When I could coax some smoke, there was some nice but mild cedar, some cream, bitter but pleasing fruit rind, a bit of spice. I overheated the cigar at moments with all my puffing work. At the end of the first third I finally won the battle with the tight draw, and then could proceed to a normal cigar enjoyment.
The other aspect of these Majestics that is negative, is some flavour fade. Upmanns sometimes keep more aroma than flavour, and that was true here. Flavour in general is a bit mild, but sometimes goes missing in action.
But as the draw eased, the middle third showed some good flavour richness at points. Adding to the woodiness and bit of cream, were some hints of coffee and even a bit of caramel, perhaps from the unusually dark wrapper here. Along with flavour bursts there were moments when flavour was barely there … and then new mild bursts appeared, more cedar and now with some citrus along with the bitter fruit rind.
The final section had more rewards, as if to repay me for all my hard work in the first third. There were more spice notes, some roasted nut sensations that at moments was decently strong. After some final bursts there, flavour went missing again approaching the nub, signalling time to say farewell.
Burn was a bit uneven but not too bad, slowed of course by the tight draw. Ash on this one was a bit odd and zebra-like, black and white and grey, holding fairly well and leaving a nice point after drop-off.
Given the draw issues that recur with the Majestics, I’m inclined to suggest alternatives to it, despite its low price for a hand-rolled long Cuban. For a battle-free session with a 40-ring-gauge Cuban, I would suggest going big in price, as with a curly-cap Trinidad Reyes (40 x 110mm), or a Cohiba Siglo I (40 x 102mm). Or alternatively, for an even lower price than the Majestic, the short-filler but hand-finished (traditional cigar cap) medium-strength Quintero offerings in 40 ring gauge, the Londres or Nacionales, usually easy to puff if less subtle in flavour. Another good short-filler value to consider here, is the Por Larrañaga Panetela (37 x 127), in the same ‘light-to-medium’ strength category as H. Upmann.
For a better introduction to Cuban Herman Upmann cigars and their satisfying, creamy flavour palette, with less likelihood of draw problems, the 42-ring-gauge Petit Corona Mareva (129mm) or Corona Major (132mm) are good choices, and also the short 44-ring-gauge Upmann Half Corona (90mm), all ones I would suggest before the Majestic.

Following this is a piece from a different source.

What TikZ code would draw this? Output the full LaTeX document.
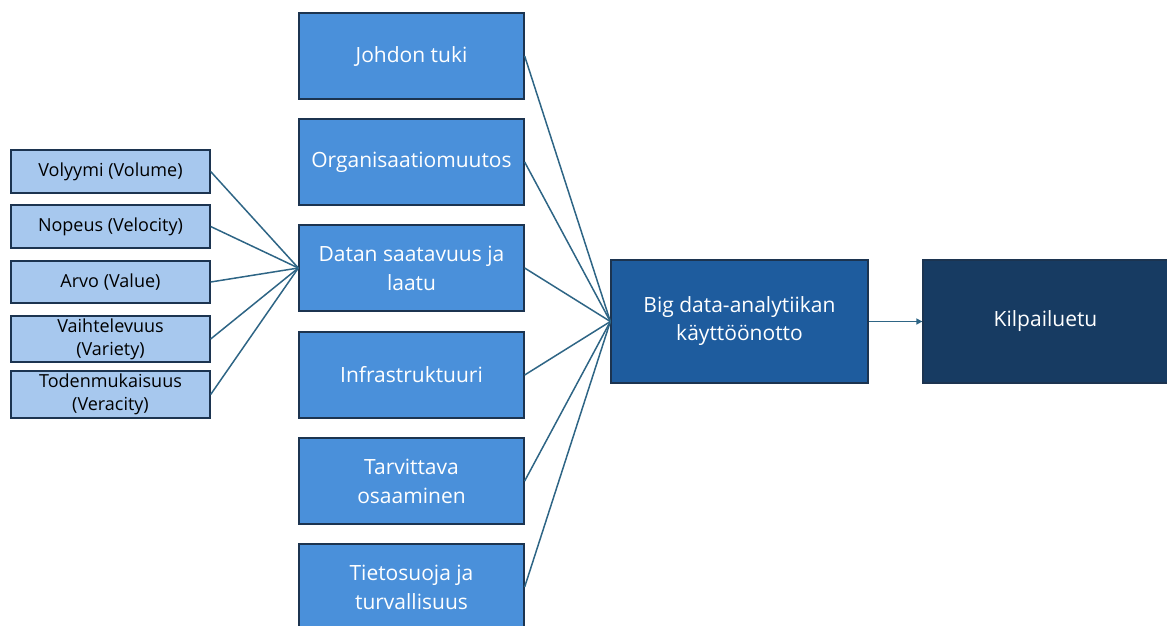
\documentclass[tikz,border=0pt]{standalone}
\usepackage{fontspec}
\setmainfont{Open Sans}
\usetikzlibrary{arrows.meta}
\definecolor{midblue}{HTML}{4A90DA}
\definecolor{lightblue}{HTML}{A7C8EE}
\definecolor{bigblue}{HTML}{1E5C9E}
\definecolor{darknavy}{HTML}{173B62}
\definecolor{bordercol}{HTML}{1C3450}
\definecolor{linecol}{HTML}{2E6585}
\tikzset{
  midbox/.style={draw=bordercol, line width=1.3pt, fill=midblue, text=white, minimum width=225pt, minimum height=86pt, align=center, font=\fontsize{21}{29}\selectfont, inner sep=2pt},
  leftbox/.style={draw=bordercol, line width=1.3pt, fill=lightblue, text=black, minimum width=199pt, align=center, font=\fontsize{18}{23}\selectfont, inner sep=0pt},
  bigbox/.style={draw=bordercol, line width=1.3pt, fill=bigblue, text=white, minimum width=257pt, minimum height=123pt, align=center, font=\fontsize{21}{28}\selectfont},
  kbox/.style={draw=bordercol, line width=1.3pt, fill=darknavy, text=white, minimum width=245pt, minimum height=123pt, align=center, font=\fontsize{21}{28}\selectfont},
  conn/.style={draw=linecol, line width=1.5pt}
}
\begin{document}
\begin{tikzpicture}[x=1pt,y=-1pt]
\useasboundingbox (0,0) rectangle (1167,625);
\begin{scope}
\clip (0,0) rectangle (1167,625);
% middle boxes
\node[midbox] (m1) at (411.5,56) {Johdon tuki};
\node[midbox] (m2) at (411.5,162) {Organisaatiomuutos};
\node[midbox] (m3) at (411.5,268) {Datan saatavuus ja\\laatu};
\node[midbox] (m4) at (411.5,375) {Infrastruktuuri};
\node[midbox] (m5) at (411.5,481) {Tarvittava\\osaaminen};
\node[midbox] (m6) at (411.5,587) {Tietosuoja ja\\turvallisuus};
% left boxes
\node[leftbox, minimum height=43pt] (l1) at (110.5,171.5) {Volyymi (Volume)};
\node[leftbox, minimum height=43pt] (l2) at (110.5,226.5) {Nopeus (Velocity)};
\node[leftbox, minimum height=42pt] (l3) at (110.5,282) {Arvo (Value)};
\node[leftbox, minimum height=46pt] (l4) at (110.5,339) {Vaihtelevuus\\(Variety)};
\node[leftbox, minimum height=47pt] (l5) at (110.5,394.5) {Todenmukaisuus\\(Veracity)};
% right boxes
\node[bigbox] (b) at (739.5,321.5) {Big data-analytiikan\\käyttöönotto};
\node[kbox] (k) at (1045.5,321.5) {Kilpailuetu};
\end{scope}
% connectors left -> Datan
\foreach \n in {l1,l2,l3,l4,l5}
  \draw[conn] (\n.east) -- (m3.west);
% connectors middle -> big data
\foreach \n in {m1,m2,m3,m4,m5,m6}
  \draw[conn] (\n.east) -- (b.west);
\draw[conn, -{Triangle[length=6pt,width=6pt]}] (b.east) -- (k.west);
\end{tikzpicture}
\end{document}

Upmann cigars are quite storied, being one of the very oldest still-produced Cuban cigar marques, dating back to the 1840s, when banker Herman Upmann, seeking his fortune in Cuba, tried to start a shipping business, and selected cigars which he sent to Europe with his name on the box … Herr Upmann found that what people requested from him, was not shipping services, but ‘more of those great Upmann cigars’.
Noted Upmann smokers include US President John F Kennedy, who in 1962 notoriously delayed signing off on the USA’s Cuban cigar embargo, so his aide Pierre Salinger could raid all the local shops and buy up over 1000 Upmann cigars for JFK’s personal stash.